Besides a good dog, he is a stand up guy, very knowledgable and easy to talk to, not like others, he doesn't try to throw a pup/dog down your throat and run with the cash. He is very humble and well respected guy in my book.


----------



## Kat LaPlante (May 17, 2009)

mike suttle said:


> Keep in mind that "green dog" prices vary as much as the quality of the dogs themselves.
> $2500 will get you a dog, but it will be very hard to get you a high quality working dog for that price.
> Shipping alone to get a green dog from Europe costs about $1200 even if the dog is free. (the good ones are usually not free in Europe)
> If it is a puppy that is raised here in the USA at the breeders kennel then it would be possible to get a nice young puppy(up to about 4 months or so) in that price range with no problem. But if anyone has an adult dog that will do everything required for real dual purpose police work, it is worth around $6500 or so.
> So it really depends on what your standards are, what breed you desire, and what age.


 
Mike your input is so great Thanks! I want a dog that I can compete with (sch) and title, highest score is not that important, but I want a good dog who can really teach me some things. I am warming up to MAli's but I know nothing about them and have 2 young kids. GSD's are my 1st love and the heavy look af the DDR dogs really appeals to me. I have a black GSD from mostly P-S lines now but he is our family pet. As far as a dual purpose...I would be wasting a potentially useful dog by having one, I believe they should be left to the professionals who can truly satisfy the dogs needs. 

Age is extremely important to me as I am a beliver that early imprinting is so vital to a dogs carreer.
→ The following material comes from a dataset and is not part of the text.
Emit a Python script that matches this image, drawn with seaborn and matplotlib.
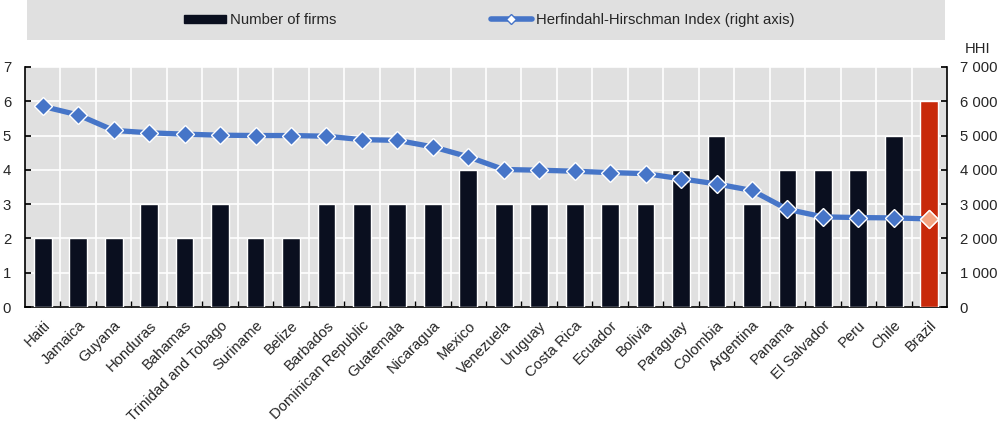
import numpy as np
import pandas as pd
import matplotlib
matplotlib.use("Agg")
import matplotlib.pyplot as plt
from matplotlib.patches import Rectangle, Patch
from matplotlib.lines import Line2D
from matplotlib.ticker import FuncFormatter, FixedLocator
import seaborn as sns

countries = ["Haiti", "Jamaica", "Guyana", "Honduras", "Bahamas", "Trinidad and Tobago",
             "Suriname", "Belize", "Barbados", "Dominican Republic", "Guatemala", "Nicaragua",
             "Mexico", "Venezuela", "Uruguay", "Costa Rica", "Ecuador", "Bolivia", "Paraguay",
             "Colombia", "Argentina", "Panama", "El Salvador", "Peru", "Chile", "Brazil"]
firms = [2, 2, 2, 3, 2, 3, 2, 2, 3, 3, 3, 3, 4, 3, 3, 3, 3, 3, 4, 5, 3, 4, 4, 4, 5, 6]
hhi = [5850, 5600, 5150, 5080, 5040, 5010, 5000, 5000, 4980, 4880, 4860, 4670,
       4380, 4010, 3990, 3960, 3920, 3890, 3740, 3590, 3400, 2850, 2630, 2610, 2600, 2570]
highlight = "Brazil"

NAVY = "#0a0f1f"
RED = "#c8290a"
BLUE = "#4675c8"
ORANGE = "#f4a582"
BG = "#e0e0e0"
FS = 10.7

sns.set_theme(style="white")
plt.rcParams['font.family'] = ['Liberation Sans', 'DejaVu Sans']
plt.rcParams['font.size'] = FS

df = pd.DataFrame({"country": countries, "firms": firms, "hhi": hhi})
df["pos"] = np.arange(len(df))
palette = {c: (RED if c == highlight else NAVY) for c in countries}

fig = plt.figure(figsize=(10, 4.26), dpi=100)
ax = fig.add_axes([0.025, 0.279, 0.922, 0.564])
ax.set_facecolor(BG)

sns.barplot(data=df, x="country", y="firms", hue="country", palette=palette,
            width=0.5, legend=False, ax=ax, saturation=1, zorder=3)

ax.set_xlim(-0.5, len(df) - 0.5)
ax.set_ylim(0, 7)
ax.set_yticks(range(0, 8))
ax.set_xlabel("")
ax.set_ylabel("")
ax.xaxis.set_minor_locator(FixedLocator(np.arange(0.5, len(df) - 0.5, 1)))
ax.grid(axis="y", which="major", color="white", linewidth=1.2, zorder=0)
ax.grid(axis="x", which="minor", color="white", linewidth=1.2, zorder=0)
ax.set_axisbelow(True)
ax.tick_params(axis="x", which="major", length=0, pad=8)
ax.tick_params(axis="x", which="minor", direction="in", length=4, color="black", bottom=True)
ax.tick_params(axis="y", direction="in", length=4, color="black", left=True, pad=10, labelsize=FS)
plt.setp(ax.get_xticklabels(), rotation=45, ha="right", rotation_mode="anchor", fontsize=FS)
for s in ["top", "right"]:
    ax.spines[s].set_visible(False)
for s in ["left", "bottom"]:
    ax.spines[s].set_color("black")
    ax.spines[s].set_linewidth(1.2)

ax2 = ax.twinx()
sns.lineplot(data=df, x="pos", y="hhi", ax=ax2, color=BLUE, linewidth=3.8,
             marker="D", markersize=9, markerfacecolor=BLUE, markeredgecolor="white",
             markeredgewidth=1, zorder=5)
hl = df[df["country"] == highlight]
sns.scatterplot(data=hl, x="pos", y="hhi", ax=ax2, marker="D", s=85, color=ORANGE,
                edgecolor="white", linewidth=1, zorder=6)
ax2.set_ylim(0, 7000)
ax2.set_yticks(range(0, 7001, 1000))
ax2.yaxis.set_major_formatter(FuncFormatter(lambda v, p: f"{int(v):,}".replace(",", " ")))
ax2.set_xlabel("")
ax2.set_ylabel("")
ax2.tick_params(axis="y", direction="in", length=4, color="black", right=True, pad=9, labelsize=FS)
for s in ["top", "left", "bottom"]:
    ax2.spines[s].set_visible(False)
ax2.spines["right"].set_color("black")
ax2.spines["right"].set_linewidth(1.2)
ax2.grid(False)

fig.text(0.965, 0.876, "HHI", ha="left", va="baseline", fontsize=FS)

fig.patches.append(Rectangle((0.027, 0.906), 0.918, 0.094, transform=fig.transFigure,
                             facecolor=BG, edgecolor="none", zorder=0))
handles = [Patch(facecolor=NAVY, edgecolor=NAVY),
           Line2D([0], [0], color=BLUE, linewidth=4, marker="D", markersize=5,
                  markerfacecolor="white", markeredgecolor=BLUE)]
fig.legend(handles, ["Number of firms", "Herfindahl-Hirschman Index (right axis)"],
           loc="center left", bbox_to_anchor=(0.184, 0.953), ncol=2, frameon=False,
           fontsize=FS, handlelength=2.8, handleheight=0.5, columnspacing=10.4,
           handletextpad=0.27, borderpad=0, borderaxespad=0)

fig.savefig("out.png", dpi=100)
If it was your kennel, I would be happy to get an older pup as they would have spent more time in your program BUT most other kennels... I would want them sooner than later as who knows what they were exposed to and more importantly HOW.


----------



## Kat LaPlante (May 17, 2009)

Cesar A. Flores Dueñas said:


> What breed of dog are you looking for and what age?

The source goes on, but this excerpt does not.